Although their styles differ dramatically, the greatest investors share a common framework.

They all think probabilistically.

Warren Buffett

Buffett does not ask:

"Will this company succeed?"

He asks:

"What are the odds this company succeeds relative to the price I am paying?"

Howard Marks

Marks constantly emphasizes uncertainty.

His philosophy centers on understanding risk rather than forecasting.

Peter Lynch

Lynch rarely made macro predictions.

Instead, he focused on finding situations where the market's expectations were disconnected from reality.

Jim Simons

Perhaps the greatest quantitative investor in history built an entire investment empire around probabilities.

Not certainty.

Probabilities.

Different styles.

Same framework.

Why Most Investors Lose

Investors lose money for a surprisingly simple reason.

They confuse confidence with probability.

A compelling story creates confidence.

A charismatic CEO creates confidence.

A popular theme creates confidence.

A rapidly rising stock creates confidence.

But confidence does not change probability.

Many of history's largest investment disasters were investments where confidence reached its highest level.

The Dot-Com Bubble.

Housing Bubble.

SPAC Bubble.

Crypto Mania.

AI speculation.

At the peak, investors were highly confident.

The probabilities were poor.

The best investors understand that confidence and probability are often inversely related.

The Role Of Asymmetry

The greatest investments are often asymmetric.

Meaning:

The upside materially exceeds the downside.

Consider two examples.

Example 1

Upside: 20%

Downside: 20%

Not particularly interesting.

Example 2

Upside: 300%

Downside: 30%

Even if success is uncertain, the second opportunity may be vastly superior.

This is how many of the greatest investments in history were identified.

The market often focuses on what can go wrong.

Great investors focus on whether the reward justifies the risk.

The relationship between upside and downside matters more than certainty.

Why The Oddsmaker Exists

This concept sits at the core of The Oddsmaker.
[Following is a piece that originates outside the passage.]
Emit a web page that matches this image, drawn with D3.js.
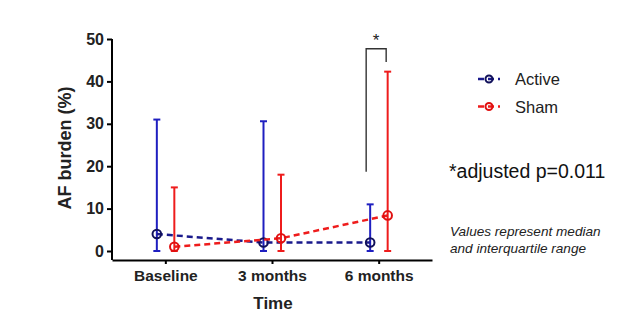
<!DOCTYPE html>
<html><head><meta charset="utf-8">
<script src="https://cdn.jsdelivr.net/npm/d3@7"></script>
<style>body{margin:0;background:#fff}svg{display:block}text{font-family:Arial,"Liberation Sans",sans-serif}</style>
</head><body><svg id="c" width="640" height="331"></svg>
<script>
const categories = ["Baseline", "3 months", "6 months"];
const activeMedian = [4, 2, 2];
const activeQ1 = [0, 0, 0];
const activeQ3 = [31, 30.6, 11];
const shamMedian = [1, 3, 8.4];
const shamQ1 = [0, 0, 0];
const shamQ3 = [15, 18, 42.3];
const yTicks = [0, 10, 20, 30, 40, 50];
const bracket = {left: 18.7, top: 47.7, right: 44.6};

const svg = d3.select("#c");
const x = d3.scalePoint().domain(categories).range([112, 432]).padding(0.5);
const y = d3.scaleLinear().domain([0, 50]).range([251, 39]);

// axes
const yAxis = svg.append("g").attr("transform","translate(112,0)")
  .call(d3.axisLeft(y).tickValues(yTicks).tickSize(5).tickPadding(3));
yAxis.select(".domain").remove();
yAxis.append("line").attr("x1",0).attr("x2",0).attr("y1",y(50)).attr("y2",260).attr("stroke","#000").attr("stroke-width",2);
yAxis.selectAll(".tick line").attr("stroke-width",2);
yAxis.selectAll(".tick text").attr("font-size",16).attr("font-weight","bold").attr("fill","#222");

const xAxis = svg.append("g").attr("transform","translate(0,260)")
  .call(d3.axisBottom(x).tickSize(4).tickPadding(6).tickSizeOuter(0));
xAxis.select(".domain").attr("stroke-width",2);
xAxis.selectAll(".tick line").attr("stroke-width",2);
xAxis.selectAll(".tick text").attr("font-size",15.5).attr("font-weight","bold").attr("fill","#222");

svg.append("text").attr("transform","translate(71,148) rotate(-90)").attr("text-anchor","middle")
  .attr("font-size",18).attr("font-weight","bold").attr("fill","#222").text("AF burden (%)");
svg.append("text").attr("x",273).attr("y",309).attr("text-anchor","middle")
  .attr("font-size",17).attr("font-weight","bold").attr("fill","#222").text("Time");

const series = [
  {name:"Active", med:activeMedian, q1:activeQ1, q3:activeQ3, off:-8.5, line:"#1a1a8c", bar:"#1f1fc0", pt:"#10105a"},
  {name:"Sham", med:shamMedian, q1:shamQ1, q3:shamQ3, off:9, line:"#ee1c1c", bar:"#ee1c1c", pt:"#e01010"}
];

series.forEach(s => {
  const g = svg.append("g");
  categories.forEach((c,i) => {
    const cx = x(c)+s.off;
    g.append("line").attr("x1",cx).attr("x2",cx).attr("y1",y(s.q1[i])).attr("y2",y(s.q3[i])).attr("stroke",s.bar).attr("stroke-width",2);
    [s.q1[i], s.q3[i]].forEach(v => g.append("line").attr("x1",cx-3.5).attr("x2",cx+3.5).attr("y1",y(v)).attr("y2",y(v)).attr("stroke",s.bar).attr("stroke-width",2));
  });
  g.append("path").datum(categories.map((c,i)=>[x(c)+s.off, y(s.med[i])]))
    .attr("d", d3.line()).attr("fill","none").attr("stroke",s.line).attr("stroke-width",2.5).attr("stroke-dasharray","6,4");
  categories.forEach((c,i) => {
    g.append("circle").attr("cx",x(c)+s.off).attr("cy",y(s.med[i])).attr("r",4.3)
      .attr("fill","none").attr("stroke",s.pt).attr("stroke-width",2);
  });
});

// significance bracket
const bx1 = x(categories[2]) - 12.5, bx2 = x(categories[2]) + 7.5;
svg.append("path").attr("d", d3.line()([[bx1,y(bracket.left)],[bx1,y(bracket.top)],[bx2,y(bracket.top)],[bx2,y(bracket.right)]]))
  .attr("fill","none").attr("stroke","#333").attr("stroke-width",1.4);
svg.append("text").attr("x",(bx1+bx2)/2).attr("y",46).attr("text-anchor","middle").attr("font-size",17).attr("fill","#222").text("*");

// legend
series.forEach((s,i) => {
  const ly = 79 + i*27.5;
  svg.append("line").attr("x1",478).attr("x2",500).attr("y1",ly).attr("y2",ly).attr("stroke",s.line).attr("stroke-width",2.5).attr("stroke-dasharray","6,4");
  svg.append("circle").attr("cx",489).attr("cy",ly).attr("r",3.5).attr("fill","none").attr("stroke",s.pt).attr("stroke-width",2);
  svg.append("text").attr("x",515).attr("y",ly+6).attr("font-size",16.5).attr("fill","#222").text(s.name);
});

svg.append("text").attr("x",449).attr("y",178).attr("font-size",19.5).attr("fill","#111").text("*adjusted p=0.011");
svg.append("text").attr("x",450).attr("y",236).attr("font-size",13.6).attr("font-style","italic").attr("fill","#222").text("Values represent median");
svg.append("text").attr("x",450).attr("y",253).attr("font-size",13.6).attr("font-style","italic").attr("fill","#222").text("and interquartile range");
</script></body></html>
We are not trying to predict the future.

We are trying to identify situations where:

  • valuation is attractive,

  • business quality is strong,

  • expectations are low,

  • and potential outcomes are favorable.

Likewise, we seek to identify situations where:

  • expectations are extreme,

  • valuations are excessive,

  • and future disappointment becomes increasingly likely.

The objective is not certainty.

The objective is probability.

Every week we evaluate thousands of stocks.

Our goal is simple:

Identify where the odds appear most favorable.

The Best Investors Are Professional Oddsmakers

Every successful investor is ultimately an oddsmaker.

Some use financial statements.

Some use quantitative models.

Some use behavioral psychology.

Some use industry expertise.

But they are all attempting to answer the same question:

What are the odds?

And are those odds reflected in the current price?

That question matters more than any prediction.

Because investing is not a game of certainty.

It is a game of probabilities.

The investors who understand that distinction gain a powerful advantage over those who do not.

Final Thought

The future will always be uncertain.

Markets will always be volatile.

Predictions will always fail.

But probabilities endure.

The goal is not to know what will happen.

The goal is to consistently place capital where the odds are in your favor.

Over time, that small edge can become extraordinary.

That is how casinos win.

That is how great investors win.

And that is the philosophy behind The Oddsmaker.